Since building a diversified high-yield portfolio is challenging for individual investors, Martin recommends mutual funds and ETFs. Examples include the Schwab High Yield Bond ETF (SCYB), featuring a 30-day yield of 6.88% and a 0.03% expense ratio, and the iShares Broad USD High Yield Corporate Bond ETF (USHY), which offers a 6.96% 30-day SEC yield and a 0.08% expense ratio.
Preferred Securities
Preferred securities offer yields around 6% and provide significant tax advantages. These hybrid assets combine features of both stocks and bonds: they trade on exchanges like equities but pay a fixed stream of income like bonds.

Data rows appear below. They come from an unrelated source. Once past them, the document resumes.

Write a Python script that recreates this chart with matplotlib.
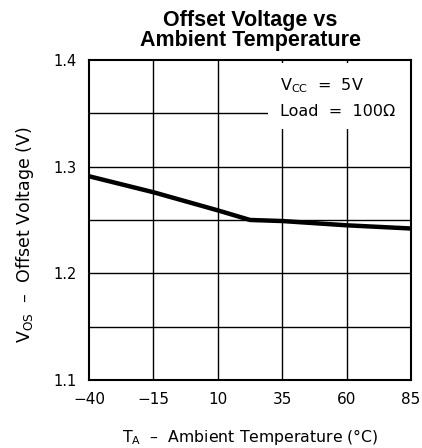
# Offset Voltage vs Ambient Temperature

import matplotlib.pyplot as plt
from matplotlib.patches import Rectangle

# -------------------- Data --------------------
temp_c = [-40, -15, 10, 22.5, 35, 60, 85]
vos_v = [1.291, 1.276, 1.259, 1.250, 1.249, 1.245, 1.242]

x_ticks = [-40, -15, 10, 35, 60, 85]
y_ticks = [1.1, 1.2, 1.3, 1.4]
y_grid = [1.15, 1.25, 1.35]

plt.rcParams['font.family'] = ['DejaVu Sans']

fig = plt.figure(figsize=(4.22, 4.48), dpi=100)
ax = fig.add_axes([0.211, 0.152, 0.763, 0.714])

# -------------------- Grid --------------------
for x in x_ticks[1:-1]:
    ax.axvline(x, color='black', lw=1.0, zorder=1)
for y in [1.2, 1.3] + y_grid:
    ax.axhline(y, color='black', lw=1.0, zorder=1)

# white box behind the conditions text
ax.add_patch(Rectangle((29.5, 1.335), 55, 0.062, facecolor='white',
                       edgecolor='none', zorder=2))
ax.text(34, 1.376, "V$_{\\mathregular{CC}}$  =  5V", fontsize=11.5, va='center', zorder=3)
ax.text(34, 1.352, "Load  =  100\u03a9", fontsize=11.5, va='center', zorder=3)

# -------------------- Curve --------------------
ax.plot(temp_c, vos_v, color='black', lw=3.2, solid_capstyle='butt', zorder=4)

ax.set_xlim(-40, 85)
ax.set_ylim(1.1, 1.4)
ax.set_xticks(x_ticks)
ax.set_yticks(y_ticks)
ax.set_yticklabels(["1.1", "1.2", "1.3", "1.4"])
ax.tick_params(length=0, labelsize=11, pad=9)
ax.tick_params(axis='y', labelsize=10.5, pad=9)
for s in ax.spines.values():
    s.set_linewidth(1.5)

ax.set_title("Offset Voltage vs\nAmbient Temperature", family='Liberation Sans',
             fontweight='bold', fontsize=15.5, linespacing=0.95, pad=10)
ax.set_xlabel("T$_{\\mathregular{A}}$  \u2013  Ambient Temperature (\u00b0C)", fontsize=11.3, labelpad=14)
ax.set_ylabel("V$_{\\mathregular{OS}}$  \u2013  Offset Voltage (V)", fontsize=12.5)
ax.yaxis.set_label_coords(-0.165, 0.453)

fig.savefig("out.png", dpi=100)
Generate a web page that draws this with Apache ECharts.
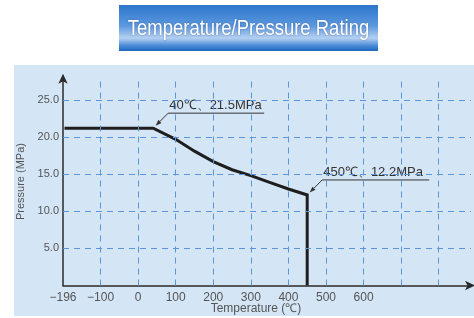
<!DOCTYPE html>
<html>
<head>
<meta charset="utf-8">
<script src="https://cdn.jsdelivr.net/npm/echarts@6/dist/echarts.min.js"></script>
<style>
  html, body { margin: 0; padding: 0; background: #fff; }
  #chart { width: 474px; height: 318px; }
</style>
</head>
<body>
<div id="chart"></div>
<script>
// rating curve
const temps = [-196, 40, 100, 150, 200, 250, 300, 350, 400, 450, 450];
const pressures = [21.2, 21.2, 19.7, 18.1, 16.7, 15.6, 14.8, 13.9, 13.0, 12.2, 0];

const xTicks = [-200, -100, 0, 100, 200, 300, 400, 500, 600];
const xTickLabels = ['\u2212196', '\u2212100', '0', '100', '200', '300', '400', '500', '600'];
const xGrid = [-100, 0, 100, 200, 300, 400, 500, 600, 700, 800];
const yTicks = [5, 10, 15, 20, 25];
const yTickLabels = ['5.0', '10.0', '15.0', '20.0', '25.0'];

const notes = [
  { x: 40, y: 21.2, text: '40\u2103\u300121.5MPa', len: 96 },
  { x: 450, y: 12.2, text: '450\u2103\u300112.2MPa', len: 107 }
];

const gridColor = '#5b95d6';
const axisColor = '#2a2a2a';

const myChart = echarts.init(document.getElementById('chart'));

myChart.setOption({
  animation: false,
  grid: { left: 63, right: 1, top: 77.7, bottom: 32.5, containLabel: false },
  xAxis: {
    type: 'value', min: -200, max: 886, interval: 100,
    axisLine: { onZero: false, lineStyle: { color: axisColor, width: 1.5 }, symbol: ['none', 'arrow'], symbolSize: [7, 10], symbolOffset: [0, 4] },
    axisTick: { show: false },
    splitLine: { show: false },
    axisLabel: {
      color: '#555', fontSize: 12, margin: 6, fontFamily: 'Liberation Sans',
      formatter: v => { const i = xTicks.indexOf(v); return i >= 0 ? xTickLabels[i] : ''; }
    }
  },
  yAxis: {
    type: 'value', min: 0, max: 28, interval: 5,
    name: 'Pressure (MPa)', nameLocation: 'middle', nameGap: 33,
    nameTextStyle: { color: '#555', fontSize: 11, fontFamily: 'Liberation Sans' },
    axisLine: { onZero: false, lineStyle: { color: axisColor, width: 1.5 }, symbol: ['none', 'arrow'], symbolSize: [7, 10], symbolOffset: [0, 4] },
    axisTick: { show: false },
    splitLine: { show: false },
    axisLabel: {
      color: '#555', fontSize: 11, margin: 4, fontFamily: 'Liberation Sans',
      formatter: v => { const i = yTicks.indexOf(v); return i >= 0 ? yTickLabels[i] : ''; }
    }
  },
  series: [
    {
      type: 'line', z: 1, data: [[-196, 0]], showSymbol: false, silent: true,
      lineStyle: { opacity: 0 },
      markLine: {
        silent: true, symbol: 'none', animation: false,
        label: { show: false },
        lineStyle: { color: gridColor, type: [6, 5], width: 1 },
        data: xGrid.map(v => ({ xAxis: v })).concat(yTicks.map(v => ({ yAxis: v })))
      }
    },
    {
      type: 'line', z: 3, showSymbol: false, silent: true,
      data: temps.map((t, i) => [t, pressures[i]]),
      lineStyle: { color: '#1e1e1e', width: 3, join: 'miter' }
    }
  ]
});

const graphics = [
  { type: 'rect', z: -10, silent: true, shape: { x: 14, y: 65, width: 460, height: 251 }, style: { fill: '#d4e5f6' } },
  {
    type: 'rect', silent: true, shape: { x: 119, y: 5, width: 259, height: 46 },
    style: {
      fill: new echarts.graphic.LinearGradient(0, 0, 0, 1, [
        { offset: 0, color: '#2c76cc' },
        { offset: 0.45, color: '#5c98de' },
        { offset: 0.72, color: '#b4d0f1' },
        { offset: 0.88, color: '#4d8bd6' },
        { offset: 1, color: '#1d68bf' }
      ])
    }
  },
  {
    type: 'text', silent: true, x: 248.5, y: 29, scaleX: 0.84,
    style: {
      text: 'Temperature/Pressure Rating', fill: '#fff', fontSize: 22,
      fontFamily: 'Liberation Sans, sans-serif',
      align: 'center', verticalAlign: 'middle',
      textShadowColor: 'rgba(0,0,40,0.35)', textShadowBlur: 2
    }
  },
  {
    type: 'text', silent: true, x: 256, y: 309,
    style: {
      text: 'Temperature (\u2103)', fill: '#555', fontSize: 12,
      fontFamily: 'Liberation Sans', align: 'center', verticalAlign: 'middle'
    }
  }
];

notes.forEach(n => {
  const p = myChart.convertToPixel({ gridIndex: 0 }, [n.x, n.y]);
  const sx = p[0] + 15, sy = p[1] - 15;
  const tx = p[0] + 2.5, ty = p[1] - 2.5;
  const d = Math.hypot(tx - sx, ty - sy);
  const ux = (tx - sx) / d, uy = (ty - sy) / d;
  const bx = tx - 6 * ux, by = ty - 6 * uy;
  graphics.push(
    { type: 'polyline', silent: true, shape: { points: [[sx + n.len, sy], [sx, sy], [bx, by]] }, style: { stroke: '#333', lineWidth: 1, fill: null } },
    { type: 'polygon', silent: true, shape: { points: [[tx, ty], [bx - 2.2 * uy, by + 2.2 * ux], [bx + 2.2 * uy, by - 2.2 * ux]] }, style: { fill: '#333' } },
    {
      type: 'text', silent: true, x: sx + 1, y: sy - 8,
      style: { text: n.text, fill: '#333', fontSize: 13, fontFamily: 'Liberation Sans', align: 'left', verticalAlign: 'middle' }
    }
  );
});

myChart.setOption({ graphic: graphics });
</script>
</body>
</html>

Martin points out that most preferred securities pay qualified dividends, which are taxed at lower rates (0%, 15%, or 20%) based on the investor’s income level, making their after-tax returns more competitive.
Although preferred securities often have long or no maturity dates, Martin notes they are less correlated with long-term interest rates than traditional bonds. Instead, they track credit risk and equity market performance more closely. Given the relatively favorable economic outlook, he views this as a comfortable entry point. Notable options in this space include the iShares Preferred and Income Securities ETF (PFF), with a 6.32% 30-day SEC yield and a 0.45% expense ratio, and the Invesco Preferred ETF (PGX), with a 6.33% 30-day SEC yield and a 0.50% expense ratio.